The late Justice Ruth Bader Ginsburg, when asked how many female U.S. Supreme Court justices would be enough, famously replied, “when there are nine.” Yet the court that Ginsburg envisioned would be impossible if it were governed by Iowa’s gender quota, which mandates an equal number of male and female commissioners on the state Judicial Nominating Commission elected by members of the bar.
This commission interviews candidates and gives the governor a list of names to choose the next judge on the Iowa Court of Appeals or justice on the Iowa Supreme Court. This is an important job — one that Iowans should want to be entrusted to the most qualified individual. But under Iowa law, the most important qualification for this job is the person’s gender. A gender quota mandates an equal number of men and women elected to the commission — one man and one woman in Iowa’s four congressional districts. And because elections are staggered, open seats in some districts are available only to men, and seats in other districts are only available to women.
Two Iowans filed a federal civil rights lawsuit to end Iowa’s gender quota (disclosure: we represent the plaintiffs in this case). These Iowans are qualified by any measure. Rachel Raak Law served Iowans for six years as a commissioner on the District Judicial Nominating Commission, where she diligently interviewed judicial candidates and recommended those best suited to serve on Iowa’s district courts. But she is currently barred from serving on the State Judicial Nominating Commission, where she would diligently interview judicial candidates and recommend those best suited to serve on Iowa’s appellate courts. The departing commissioner in that district is a man — and must be replaced by a man in order to maintain Iowa’s gender quota.
Micah Broekemeier faces a similar barrier. The opening in his district is reserved for a woman. So although Micah helps select candidates for public office as part of his work with his county’s political party, he’s ineligible to do similar work on the judicial nominating commission.
As Rachel’s and Micah’s stories show, the government’s obsession with proportional group representation threatens individual opportunity. Each election, the gender quota excludes countless Iowans from consideration — regardless of their ability or experience — solely because they would upset the gender balance mandated by Iowa law.

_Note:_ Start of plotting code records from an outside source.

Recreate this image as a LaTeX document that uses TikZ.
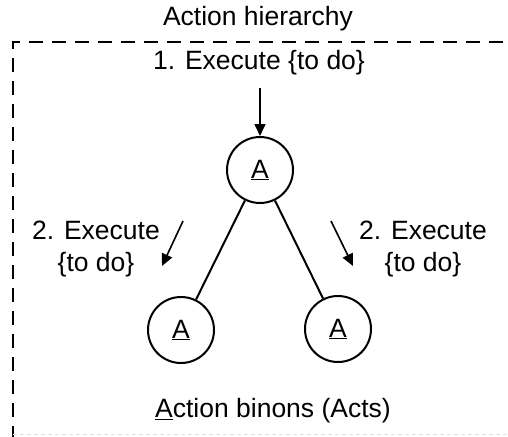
\documentclass[tikz,border=0pt]{standalone}
\usepackage{fontspec}
\setmainfont{Liberation Sans}
\usetikzlibrary{arrows.meta}
\begin{document}
\begin{tikzpicture}[x=1pt,y=-1pt,
  lbl/.style={font=\fontsize{26.5}{32}\selectfont, align=center, inner sep=0pt},
  binon/.style={circle, draw, line width=2pt, minimum size=66pt, inner sep=0pt,
                font=\fontsize{26.5}{32}\selectfont},
  link/.style={line width=2pt},
  exec/.style={line width=1.6pt, -{Triangle[length=12pt,width=11pt]}},
  frame/.style={line width=1.6pt, dash pattern=on 14pt off 9pt}]
\useasboundingbox (0,0) rectangle (508,436);

% enclosing dashed frame (top and left sides)
\coordinate (fl) at (13,440);
\coordinate (fc) at (13,42);
\coordinate (fr) at (512,42);
\draw[frame] (fl) -- (fc) -- (fr);
\coordinate (bl) at (13,434);
\coordinate (br) at (508,434);
\draw[black!12, line width=1pt, dash pattern=on 4pt off 3pt] (bl) -- (br);

\node[lbl] (title) at (258,19) {Action hierarchy};
\node[lbl] (step1) at (259,63) {1. Execute \{to do\}};

% action binons
\node[binon] (top) at (260,170) {\underline{A}};
\node[binon] (left) at (181,330) {\underline{A}};
\node[binon] (right) at (338,329) {\underline{A}};
\draw[link] (top) -- (left);
\draw[link] (top) -- (right);

% execution arrows
\coordinate (a0) at (260,88);
\draw[exec] (a0) -- (top.north);
\coordinate (l0) at (183,221);
\coordinate (l1) at (162,266);
\draw[exec] (l0) -- (l1);
\coordinate (r0) at (331,221);
\coordinate (r1) at (353,266);
\draw[exec] (r0) -- (r1);

\node[lbl] (step2l) at (96,249) {2. Execute\\\{to do\}};
\node[lbl] (step2r) at (423,249) {2. Execute\\\{to do\}};

\node[lbl] (acts) at (273,411) {\underline{A}ction binons (Acts)};
\end{tikzpicture}
\end{document}
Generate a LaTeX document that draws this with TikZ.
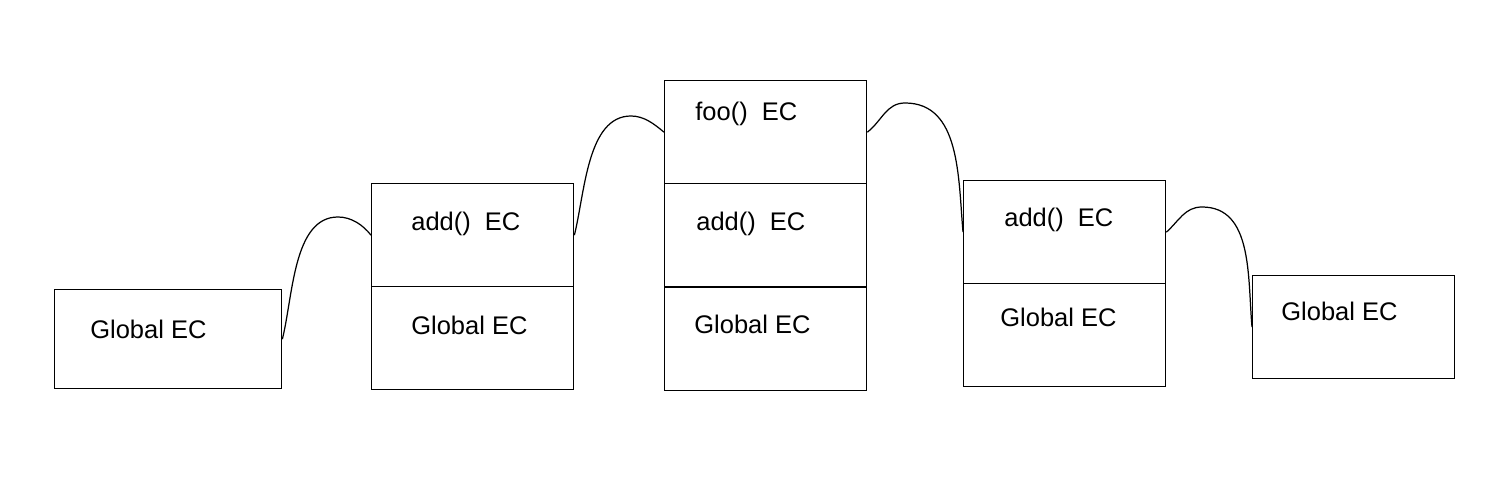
\documentclass[tikz,border=0pt]{standalone}
\usepackage{fontspec}
\setmainfont{Liberation Sans}
\tikzset{
  ecbox/.style={draw, line width=0.8pt, rectangle, anchor=north west, inner sep=0pt,
    minimum width=4.04cm, minimum height=2.06cm},
  ectext/.style={anchor=base west, inner sep=0pt, font=\fontsize{14.5}{17}\selectfont},
  hop/.style={line width=0.7pt}
}
\begin{document}
\begin{tikzpicture}[x=0.02cm,y=-0.02cm]
  \useasboundingbox (0,0) rectangle (1494,492);

  % stage 1
  \node[ecbox, minimum width=4.54cm, minimum height=1.98cm] (g1) at (54,289) {};
  \node[ectext] (t1) at (90,339) {Global EC};

  % stage 2
  \node[ecbox] (a2) at (371,183) {};
  \node[ecbox] (g2) at (371,286) {};
  \node[ectext] (ta2) at (411,231) {add()\ \ EC};
  \node[ectext] (tg2) at (411,335) {Global EC};

  % stage 3
  \node[ecbox] (f3) at (664,80) {};
  \node[ecbox] (a3) at (664,183) {};
  \node[ecbox] (g3) at (664,287) {};
  \node[ectext] (tf3) at (695,121) {foo()\ \ EC};
  \node[ectext] (ta3) at (696,231) {add()\ \ EC};
  \node[ectext] (tg3) at (694,334) {Global EC};

  % stage 4
  \node[ecbox] (a4) at (963,180) {};
  \node[ecbox] (g4) at (963,283) {};
  \node[ectext] (ta4) at (1004,227) {add()\ \ EC};
  \node[ectext] (tg4) at (1000,327) {Global EC};

  % stage 5
  \node[ecbox] (g5) at (1252,275) {};
  \node[ectext] (t5) at (1281,321) {Global EC};

  % humps
  \coordinate (p1) at (338,217);
  \coordinate (p2) at (631,116);
  \coordinate (p3) at (905,103);
  \coordinate (p4) at (1202,207);
  \draw[hop] (g1.east) to[out=76,in=180,looseness=0.85] (p1) to[out=0,in=128,looseness=0.9] (a2.west);
  \draw[hop] (a2.east) to[out=76,in=180,looseness=0.85] (p2) to[out=0,in=140,looseness=0.9] (f3.west);
  \draw[hop] (f3.east) to[out=38,in=180] (p3) to[out=0,in=95] (a4.west);
  \draw[hop] (a4.east) to[out=42,in=180] (p4) to[out=0,in=95] (g5.west);
\end{tikzpicture}
\end{document}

This is the latest in a long line of cases that show how demands for equity subvert individual opportunity. In another case, my colleagues at Pacific Legal Foundation are fighting for the rights of Evan Ng — a talented gymnast at the University of Minnesota. The University sought to align the ratio of male-to-female athletes with the school’s entire undergraduate enrollment and as a result, eliminated the gymnastics team that Evan worked so hard to join. In another case, I fought for the rights of seven Black and Hispanic families whose children were stuck on a wait list at world-class magnet schools in Hartford, Connecticut. The schools were governed by a pernicious racial quota that reserved a quarter of the seats for white and Asian students. But because the magnet schools could not garner enough interest from white and Asian students — many of whom attended good neighborhood schools in the suburbs — the quota forced the schools to leave seats empty while black and Hispanic children were stuck in failing neighborhood schools in the city of Hartford.
A common theme runs along all those cases: the government’s efforts to ensure proportional group representation come at the expense of the individual. Regardless of the motives leading to their enactment, quotas are demeaning in principle and limit opportunities in practice. Above all, they violate the cardinal principle of the Equal Protection Clause of the 14th Amendment: equal treatment under the law. Individuals have the right to be judged on their abilities and not on the basis of gender.